Systemstabilität gefährdet
Die wachsende Individualisierung und die abnehmende Solidarität stellen die berufliche Vorsorge auf die Probe. Es droht, dass das Vertrauen der Bevölkerung in die zweite Säule abnimmt. Wissenschaftliche Untersuchungen zeigen, dass bei sinkenden Umwandlungssätzen vermehrt das Kapital an Stelle der Rente bezogen wird.[2]
Das wirkt sich auch auf die Führung der Pensionskassen aus. Denn, wenn für überobligatorische Teile des Altersguthabens nur noch Kapital und keine Renten mehr ausbezahlt werden, hat dies zur Folge, dass die Vorsorgeeinrichtungen im Falle einer schwierigen finanziellen Situation deutlich weniger flexibel Massnahmen ergreifen können. Weil ein grösserer Teil des Vorsorgevermögens für die Kapitalauszahlung reserviert ist, steht weniger Vorsorgevermögen zu Anlagezwecken zur Verfügung. Zudem muss dieser kleinere Teil aufgrund der abnehmenden Risikofähigkeit auch konservativer angelegt werden. In vielen Fällen ist er aber zu klein, um erfolgreich Sanierungsmassnahmen in die Wege leiten zu können.
Zudem hat das Parlament bei der Reform der Altersvorsorge 2020 entschieden, dass die vorgesehenen Leistungsreduktionen in der beruflichen Vorsorge durch eine Erhöhung der AHV-Altersrenten teilkompensiert werden. Es ist zu befürchten, dass die Politik – entgegen den Forderungen aus Wissenschaft und Praxis – nicht weniger, sondern mehr Einfluss auf die Ausgestaltung der Altersvorsorge nehmen wird.
Zitiervorschlag: Greber, Daniel; Moor, Markus (2017). Das Risiko tragen die Versicherten. Die Volkswirtschaft, 22. Juni.

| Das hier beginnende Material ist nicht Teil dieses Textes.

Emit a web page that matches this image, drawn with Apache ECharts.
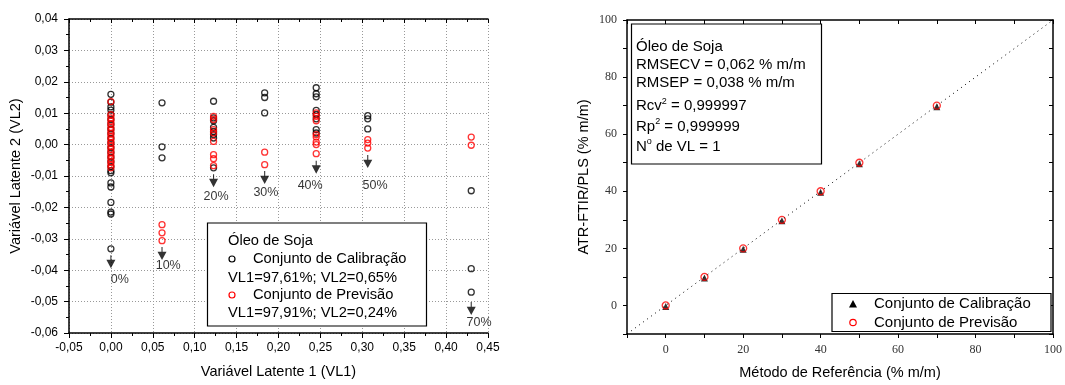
<!DOCTYPE html>
<html>
<head>
<meta charset="utf-8">
<script src="https://cdn.jsdelivr.net/npm/echarts@6/dist/echarts.min.js"></script>
<style>
  html, body { margin: 0; padding: 0; background: #fff; }
  #chart { width: 1065px; height: 385px; }
</style>
</head>
<body>
<div id="chart"></div>
<script>
// scores (VL1 x VL2) por nível de adulteração
var vl1Levels = [0, 0.061, 0.1225, 0.1835, 0.245, 0.3065, 0.430];
var calVL2 = [
	[0.016, 0.0135, 0.012, 0.011, 0.0095, 0.008, 0.0065, 0.005, 0.0035, 0.002, 0.0005, -0.001, -0.0025, -0.004, -0.0055, -0.007, -0.0083, -0.009, -0.0122, -0.0135, -0.0184, -0.0215, -0.0221, -0.0332],
	[0.0133, -0.0007, -0.0042],
	[0.0138, 0.0085, 0.0076, 0.0055, 0.0042, 0.0032, 0.0021, -0.0074],
	[0.0165, 0.015, 0.0101],
	[0.0181, 0.0162, 0.0152, 0.0109, 0.0096, 0.0082, 0.0048, 0.0037],
	[0.0092, 0.0082, 0.005],
	[-0.0147, -0.0395, -0.047]
];
var predVL2 = [
	[0.0137, 0.0095, 0.0085, 0.0075, 0.0065, 0.0055, 0.0045, 0.0035, 0.0025, 0.0015, 0.0005, -0.0005, -0.0015, -0.0025, -0.0035, -0.0045, -0.0055, -0.0065, -0.0074],
	[-0.0255, -0.0281, -0.0306],
	[0.009, 0.008, 0.0048, 0.0037, 0.001, -0.0032, -0.0045, -0.0067],
	[-0.0024, -0.0064],
	[0.0101, 0.009, 0.0076, 0.0032, 0.0024, 0.0008, 0, -0.0029],
	[0.0016, 0.0005, -0.0011],
	[0.0024, -0.0002]
];
// setas e rótulos (% de adulteração)
var levelNames = ['0%', '10%', '20%', '30%', '40%', '50%', '70%'];
var arrowVL2 = [-0.0373, -0.0347, -0.0115, -0.0105, -0.0072, -0.0054, -0.0522];
var labelVL1 = [0.0107, 0.0684, 0.1254, 0.185, 0.2378, 0.3153, 0.4394];
var labelVL2 = [-0.043, -0.0385, -0.0165, -0.0154, -0.0131, -0.0131, -0.0566];

// previsão x referência (% m/m)
var refValues = [0, 10, 20, 30, 40, 50, 70];
var calPredicted = [0, 10, 20, 30, 40, 50, 70];
var valPredicted = [0, 10, 20, 30, 40, 50, 70];

var sans = "'Liberation Sans', Arial, sans-serif";
var serif = "'Liberation Serif', 'Times New Roman', serif";

function pairs(levels, lists) {
	var out = [];
	for (var i = 0; i < levels.length; i++) {
		for (var j = 0; j < lists[i].length; j++) out.push([levels[i], lists[i][j]]);
	}
	return out;
}
function comma(v) { return v.toFixed(2).replace('.', ','); }

var arrowData = vl1Levels.map(function(x, i) { return [x, arrowVL2[i]]; });
var labelData = levelNames.map(function(n, i) { return { name: n, value: [labelVL1[i], labelVL2[i]] }; });

var arrowPath = 'path://M4.4,0 L5.6,0 L5.6,5 L10,5 L5,14 L0,5 L4.4,5 Z';

var chart = echarts.init(document.getElementById('chart'));
var option = {
	animation: false,
	backgroundColor: '#fff',
	grid: [
		{ left: 69, top: 19, width: 419, height: 314 },
		{ left: 627, top: 20, width: 428, height: 319 }
	],
	xAxis: [
		{
			gridIndex: 0, type: 'value', min: -0.05, max: 0.45, interval: 0.05,
			name: 'Variável Latente 1 (VL1)', nameLocation: 'middle', nameGap: 31,
			nameTextStyle: { fontFamily: sans, fontSize: 14.5, color: '#000' },
			axisLine: { onZero: false, lineStyle: { color: '#000', width: 1.5 } },
			axisTick: { inside: false, length: 5, lineStyle: { color: '#000' } },
			minorTick: { show: true, splitNumber: 2, length: 3, lineStyle: { color: '#000' } },
			axisLabel: { fontFamily: sans, fontSize: 12, color: '#000', margin: 9, formatter: comma },
			splitLine: { show: true, lineStyle: { color: '#999', type: [1, 2] } }
		},
		{
			gridIndex: 0, type: 'value', min: -0.05, max: 0.45, interval: 0.05, position: 'top',
			axisLine: { onZero: false, lineStyle: { color: '#000', width: 1.5 } },
			axisTick: { inside: true, length: 4, lineStyle: { color: '#000' } },
			minorTick: { show: true, splitNumber: 2, length: 3, lineStyle: { color: '#000' } },
			axisLabel: { show: false }, splitLine: { show: false }
		},
		{
			gridIndex: 1, type: 'value', min: -10, max: 100, interval: 10,
			name: 'Método de Referência (% m/m)', nameLocation: 'middle', nameGap: 31,
			nameTextStyle: { fontFamily: sans, fontSize: 14.5, color: '#000' },
			axisLine: { onZero: false, lineStyle: { color: '#000', width: 1.5 } },
			axisTick: { inside: false, length: 4, lineStyle: { color: '#000' } },
			axisLabel: { fontFamily: serif, fontSize: 12, color: '#333', margin: 10,
				formatter: function(v) { return v % 20 === 0 ? String(v) : ''; } },
			splitLine: { show: false }
		},
		{
			gridIndex: 1, type: 'value', min: -10, max: 100, interval: 10, position: 'top',
			axisLine: { onZero: false, lineStyle: { color: '#000', width: 1.5 } },
			axisTick: { inside: true, length: 4, lineStyle: { color: '#000' } },
			axisLabel: { show: false }, splitLine: { show: false }
		}
	],
	yAxis: [
		{
			gridIndex: 0, type: 'value', min: -0.06, max: 0.04, interval: 0.01,
			name: 'Variável Latente 2 (VL2)', nameLocation: 'middle', nameGap: 46,
			nameTextStyle: { fontFamily: sans, fontSize: 14.5, color: '#000' },
			axisLine: { onZero: false, lineStyle: { color: '#000', width: 1.5 } },
			axisTick: { inside: false, length: 5, lineStyle: { color: '#000' } },
			minorTick: { show: true, splitNumber: 2, length: 3, lineStyle: { color: '#000' } },
			axisLabel: { fontFamily: sans, fontSize: 12, color: '#000', margin: 11, formatter: comma },
			splitLine: { show: true, lineStyle: { color: '#999', type: [1, 2] } }
		},
		{
			gridIndex: 1, type: 'value', min: -10, max: 100, interval: 10,
			name: 'ATR-FTIR/PLS (% m/m)', nameLocation: 'middle', nameGap: 36,
			nameTextStyle: { fontFamily: sans, fontSize: 14.5, color: '#000' },
			axisLine: { onZero: false, lineStyle: { color: '#000', width: 1.5 } },
			axisTick: { inside: false, length: 4, lineStyle: { color: '#000' } },
			axisLabel: { fontFamily: serif, fontSize: 12, color: '#333', margin: 10,
				formatter: function(v) { return v % 20 === 0 ? String(v) : ''; } },
			splitLine: { show: false }
		},
		{
			gridIndex: 1, type: 'value', min: -10, max: 100, interval: 10, position: 'right',
			axisLine: { onZero: false, lineStyle: { color: '#000', width: 1.5 } },
			axisTick: { inside: true, length: 4, lineStyle: { color: '#000' } },
			axisLabel: { show: false }, splitLine: { show: false }
		}
	],
	series: [
		{
			name: 'Conjunto de Calibração', type: 'scatter', xAxisIndex: 0, yAxisIndex: 0,
			data: pairs(vl1Levels, calVL2), symbol: 'circle', symbolSize: 6,
			itemStyle: { color: 'rgba(0,0,0,0)', borderColor: '#000', borderWidth: 1.3 }
		},
		{
			name: 'Conjunto de Previsão', type: 'scatter', xAxisIndex: 0, yAxisIndex: 0,
			data: pairs(vl1Levels, predVL2), symbol: 'circle', symbolSize: 6,
			itemStyle: { color: 'rgba(0,0,0,0)', borderColor: '#f00', borderWidth: 1.3 }
		},
		{
			name: 'setas', type: 'scatter', xAxisIndex: 0, yAxisIndex: 0, silent: true,
			data: arrowData, symbol: arrowPath, symbolSize: [9, 13],
			itemStyle: { color: '#000' }
		},
		{
			name: 'rótulos', type: 'scatter', xAxisIndex: 0, yAxisIndex: 0, silent: true,
			data: labelData, symbolSize: 0,
			label: { show: true, position: 'inside', formatter: '{b}',
				fontFamily: sans, fontSize: 12.5, color: '#000' }
		},
		{
			name: 'y = x', type: 'line', xAxisIndex: 2, yAxisIndex: 1, silent: true,
			data: [[-10, -10], [100, 100]], symbol: 'none',
			lineStyle: { color: '#000', width: 1, type: [1, 4] }
		},
		{
			name: 'Conjunto de Calibração', type: 'scatter', xAxisIndex: 2, yAxisIndex: 1,
			data: refValues.map(function(v, i) { return [v, calPredicted[i]]; }),
			symbol: 'triangle', symbolSize: 7, symbolOffset: [0, 1],
			itemStyle: { color: '#000' }
		},
		{
			name: 'Conjunto de Previsão', type: 'scatter', xAxisIndex: 2, yAxisIndex: 1,
			data: refValues.map(function(v, i) { return [v, valPredicted[i]]; }),
			symbol: 'circle', symbolSize: 7,
			itemStyle: { color: 'rgba(0,0,0,0)', borderColor: '#f00', borderWidth: 1.3 }
		}
	],
	graphic: [
		// legenda do gráfico de scores
		{ type: 'rect', shape: { x: 207.5, y: 223, width: 219, height: 103 },
			style: { fill: '#fff', stroke: '#000', lineWidth: 1.2 }, z: 10 },
		{ type: 'text', x: 228, y: 241, z: 11, style: { text: 'Óleo de Soja', font: '14.7px ' + sans, fill: '#000', verticalAlign: 'middle' } },
		{ type: 'circle', shape: { cx: 232, cy: 259, r: 3 }, z: 11, style: { fill: 'none', stroke: '#000', lineWidth: 1.2 } },
		{ type: 'text', x: 253, y: 259, z: 11, style: { text: 'Conjunto de Calibração', font: '14.7px ' + sans, fill: '#000', verticalAlign: 'middle' } },
		{ type: 'text', x: 228, y: 277.5, z: 11, style: { text: 'VL1=97,61%; VL2=0,65%', font: '14.7px ' + sans, fill: '#000', verticalAlign: 'middle' } },
		{ type: 'circle', shape: { cx: 232, cy: 295, r: 3 }, z: 11, style: { fill: 'none', stroke: '#f00', lineWidth: 1.2 } },
		{ type: 'text', x: 253, y: 295, z: 11, style: { text: 'Conjunto de Previsão', font: '14.7px ' + sans, fill: '#000', verticalAlign: 'middle' } },
		{ type: 'text', x: 228, y: 313, z: 11, style: { text: 'VL1=97,91%; VL2=0,24%', font: '14.7px ' + sans, fill: '#000', verticalAlign: 'middle' } },

		// caixa de parâmetros do modelo
		{ type: 'rect', shape: { x: 631.5, y: 24, width: 190, height: 140 },
			style: { fill: '#fff', stroke: '#000', lineWidth: 1.2 }, z: 10 },
		{ type: 'text', x: 636, y: 47, z: 11, style: { text: 'Óleo de Soja', font: '15px ' + sans, fill: '#000', verticalAlign: 'middle' } },
		{ type: 'text', x: 636, y: 65, z: 11, style: { text: 'RMSECV = 0,062 % m/m', font: '15px ' + sans, fill: '#000', verticalAlign: 'middle' } },
		{ type: 'text', x: 636, y: 83, z: 11, style: { text: 'RMSEP = 0,038 % m/m', font: '15px ' + sans, fill: '#000', verticalAlign: 'middle' } },
		{ type: 'text', x: 636, y: 106, z: 11, style: { text: 'Rcv{s|2} = 0,999997', font: '15px ' + sans, fill: '#000', verticalAlign: 'middle',
			rich: { s: { fontSize: 9, fontFamily: sans, padding: [0, 0, 9, 0] } } } },
		{ type: 'text', x: 636, y: 126.5, z: 11, style: { text: 'Rp{s|2} = 0,999999', font: '15px ' + sans, fill: '#000', verticalAlign: 'middle',
			rich: { s: { fontSize: 9, fontFamily: sans, padding: [0, 0, 9, 0] } } } },
		{ type: 'text', x: 636, y: 146.5, z: 11, style: { text: 'N{s|o} de VL = 1', font: '15px ' + sans, fill: '#000', verticalAlign: 'middle',
			rich: { s: { fontSize: 9, fontFamily: sans, padding: [0, 0, 9, 0] } } } },

		// legenda do gráfico de previsão
		{ type: 'rect', shape: { x: 832, y: 293.5, width: 219, height: 38 },
			style: { fill: '#fff', stroke: '#000', lineWidth: 1.2 }, z: 10 },
		{ type: 'polygon', shape: { points: [[853, 300], [857, 307.5], [849, 307.5]] }, z: 11, style: { fill: '#000' } },
		{ type: 'text', x: 874, y: 304, z: 11, style: { text: 'Conjunto de Calibração', font: '15px ' + sans, fill: '#000', verticalAlign: 'middle' } },
		{ type: 'circle', shape: { cx: 853, cy: 322.5, r: 3.2 }, z: 11, style: { fill: 'none', stroke: '#f00', lineWidth: 1.2 } },
		{ type: 'text', x: 874, y: 322.5, z: 11, style: { text: 'Conjunto de Previsão', font: '15px ' + sans, fill: '#000', verticalAlign: 'middle' } }
	]
};
chart.setOption(option);
</script>
</body>
</html>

- Im Beitragsprimat sind die Altersleistungen von der Höhe der einbezahlten Beiträge abhängig, die sich aus Arbeitgeber- und Arbeitnehmerbeiträgen zusammensetzen. Bestandteil des Altersguthabens sind neben den Beiträgen auch die Zinsen. Gemäss dem Bundesamt für Statistik (BFS) gehören über 90 Prozent der aktiv Versicherten einer Kasse mit Beitragsprimat an.
- Im Leistungsprimat werden die Altersrenten in Prozent des versicherten Lohns berechnet. Die Pensionskasse trägt die Verantwortung dafür, dass sie die für die Leistungsversprechen erforderlichen Einnahmen erzielt. Das Leistungsprimat hat gemäss Statistik stark an Bedeutung verloren. Nur noch rund 3 Prozent der 1782 Schweizer Pensionskassen sind im Leistungsprimat.
- Mit den 1e-Plänen können Pensionskassen für Lohnanteile über dem anderthalbfachen oberen BVG-Grenzbetrag individuelle Anlagestrategien für die Versicherten anbieten. 2017 lag diese Schwelle bei 126’900 Franken. Die Arbeitnehmenden entscheiden aufgrund ihres Risikoprofils und ihrer Renditeerwartungen selbst über ihre Anlagestrategie. Sie tragen in der Folge die Verantwortung über die Wertentwicklung und müssen bei einem Austritt aus der Pensionskasse Verluste selbst tragen.